Without the pictures, output the lines of the material from the very first through the one that holds "years = list(range(1980, 2041))".

* _Source excerpt_
+++++
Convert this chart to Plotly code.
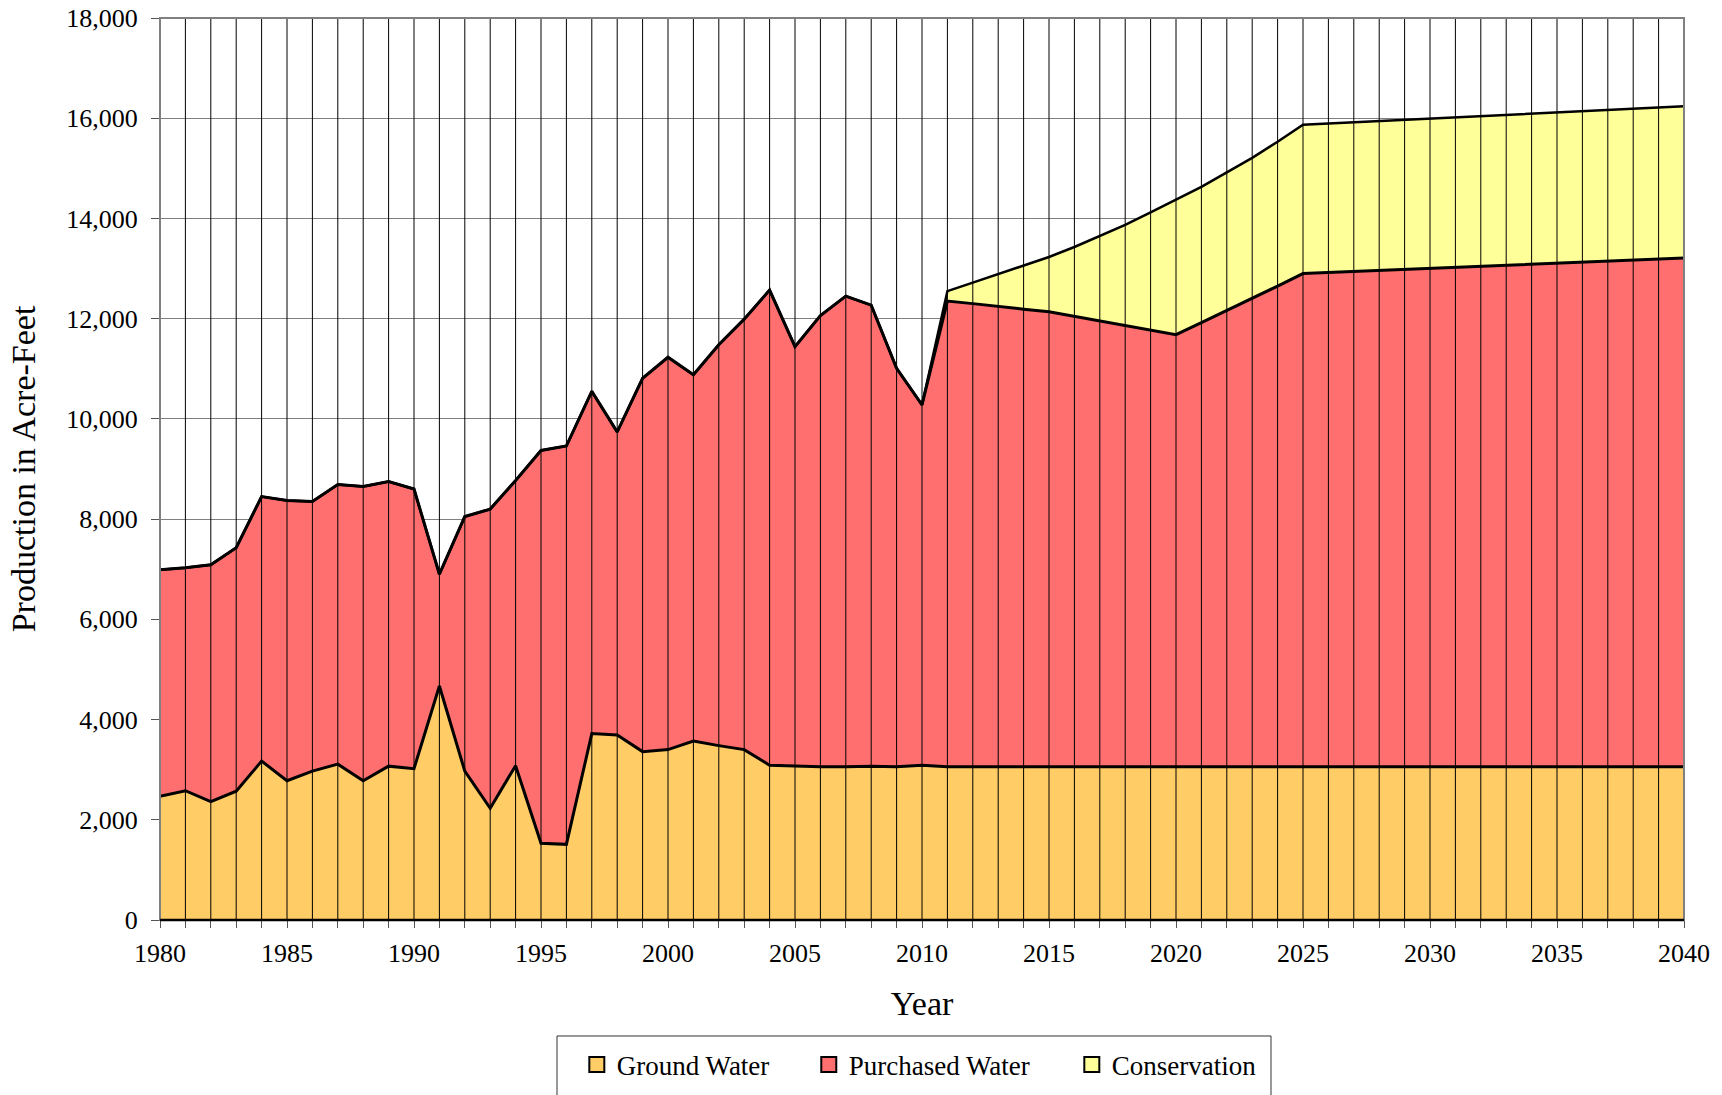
import plotly.graph_objects as go

years = list(range(1980, 2041))

ground_water = [2470, 2580, 2360, 2570, 3170, 2780, 2970, 3110, 2780, 3070,
                3020, 4670, 2970, 2230, 3080, 1530, 1510, 3720, 3690, 3360,
                3400, 3570, 3480, 3400, 3090, 3070, 3060, 3060, 3070, 3060,
                3090, 3060, 3060, 3060, 3060, 3060, 3060, 3060, 3060, 3060,
                3060, 3060, 3060, 3060, 3060, 3060, 3060, 3060, 3060, 3060,
                3060, 3060, 3060, 3060, 3060, 3060, 3060, 3060, 3060, 3060,
                3060]

purchased_water = [4520, 4450, 4730, 4860, 5280, 5590, 5380, 5580, 5870, 5680,
                   5580, 2230, 5080, 5970, 5690, 7840, 7950, 6830, 6050, 7450,
                   7830, 7310, 8000, 8590, 9480, 8370, 9000, 9390, 9200, 7950,
                   7190, 9290, 9240, 9180, 9130, 9080, 8990, 8900, 8810, 8720,
                   8620, 8860, 9100, 9340, 9590, 9840, 9860, 9880, 9900, 9920,
                   9940, 9960, 9980, 10000, 10020, 10040, 10060, 10080, 10100, 10120,
                   10150]

conservation_years = list(range(2011, 2041))
conservation = [200, 420, 650, 870, 1090, 1380, 1690, 2000, 2340, 2690,
                2710, 2760, 2810, 2880, 2970, 2975, 2980, 2985, 2990, 2995,
                3000, 3005, 3010, 3015, 3020, 3022, 3024, 3026, 3028, 3030]

series_names = ["Ground Water", "Purchased Water", "Conservation"]
series_colors = ["#FFCC66", "#FF6F6F", "#FFFF99"]

tick_years = list(range(1980, 2041, 5))
y_ticks = list(range(0, 18001, 2000))

FONT = "Liberation Serif, Times New Roman, serif"

fig = go.Figure()
fig.add_trace(go.Scatter(x=years, y=ground_water, name=series_names[0], mode="lines",
                         stackgroup="s", stackgaps="infer zero", showlegend=False,
                         line=dict(color="black", width=3), fillcolor=series_colors[0]))
fig.add_trace(go.Scatter(x=years, y=purchased_water, name=series_names[1], mode="lines",
                         stackgroup="s", showlegend=False,
                         line=dict(color="black", width=3), fillcolor=series_colors[1]))
fig.add_trace(go.Scatter(x=conservation_years, y=conservation, name=series_names[2], mode="lines",
                         stackgroup="s", showlegend=False,
                         line=dict(color="black", width=2.5), fillcolor=series_colors[2]))

# legend entries (square swatches), one legend per entry for exact placement
legend_ids = ["legend", "legend2", "legend3"]
legend_x = [0.2735, 0.4257, 0.5983]
for name, color, lid in zip(series_names, series_colors, legend_ids):
    fig.add_trace(go.Scatter(x=[None], y=[None], mode="markers", name=name, legend=lid,
                             marker=dict(symbol="square", size=15, color=color,
                                         line=dict(color="black", width=2))))

# vertical year lines drawn over the areas
for yr in years:
    fig.add_shape(type="line", xref="x", yref="y domain", x0=yr, x1=yr, y0=0, y1=1,
                  line=dict(color="black", width=1), layer="above")

# plot border
fig.add_shape(type="rect", xref="x domain", yref="y domain", x0=0, x1=1, y0=0, y1=1,
              line=dict(color="#808080", width=2), layer="above")
fig.add_shape(type="line", xref="x domain", yref="y domain", x0=0, x1=1, y0=0, y1=0,
              line=dict(color="black", width=2.5), layer="above")

# legend frame
fig.add_shape(type="rect", xref="paper", yref="paper", x0=0.2605, x1=0.729, y0=-0.1286, y1=-0.25,
              line=dict(color="#333333", width=1), layer="above")

legend_common = dict(orientation="h", yanchor="middle", y=-0.1608, xanchor="left",
                     font=dict(family=FONT, size=27, color="black"),
                     bgcolor="rgba(0,0,0,0)", borderwidth=0, itemwidth=30)

fig.update_layout(
    width=1722, height=1095,
    margin=dict(l=160, r=38, t=18, b=175, autoexpand=False),
    paper_bgcolor="white", plot_bgcolor="white",
    font=dict(family=FONT, size=26, color="black"),
    showlegend=True,
    legend=dict(x=legend_x[0], **legend_common),
    legend2=dict(x=legend_x[1], **legend_common),
    legend3=dict(x=legend_x[2], **legend_common),
    xaxis=dict(range=[1980, 2040], tickvals=tick_years, ticktext=[str(t) for t in tick_years],
               ticks="outside", ticklen=7, tickcolor="#555555", showgrid=False, zeroline=False,
               minor=dict(dtick=1, tick0=1980, ticks="outside", ticklen=7, tickcolor="#555555", showgrid=False),
               tickfont=dict(family=FONT, size=26), showline=False, automargin=False,
               ticklabelstandoff=3, ticklabeloverflow="allow",
               title=dict(text="Year", font=dict(family=FONT, size=34), standoff=23)),
    yaxis=dict(range=[0, 18000], tickvals=y_ticks, tickformat=",d",
               ticks="outside", ticklen=8, tickcolor="#555555",
               showgrid=True, gridcolor="#808080", gridwidth=1, zeroline=False,
               tickfont=dict(family=FONT, size=26), showline=False, automargin=False,
               ticklabelstandoff=8, ticklabeloverflow="allow",
               title=dict(text="Production in Acre-Feet", font=dict(family=FONT, size=34), standoff=20)),
)

# remove the default 8px page margin so the figure fills the window exactly
fig.write_html("out.html", config={"displayModeBar": False},
               post_script="document.body.style.margin='0';")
+++++
* _The reply_
Convert this chart to Plotly code.
import plotly.graph_objects as go

years = list(range(1980, 2041))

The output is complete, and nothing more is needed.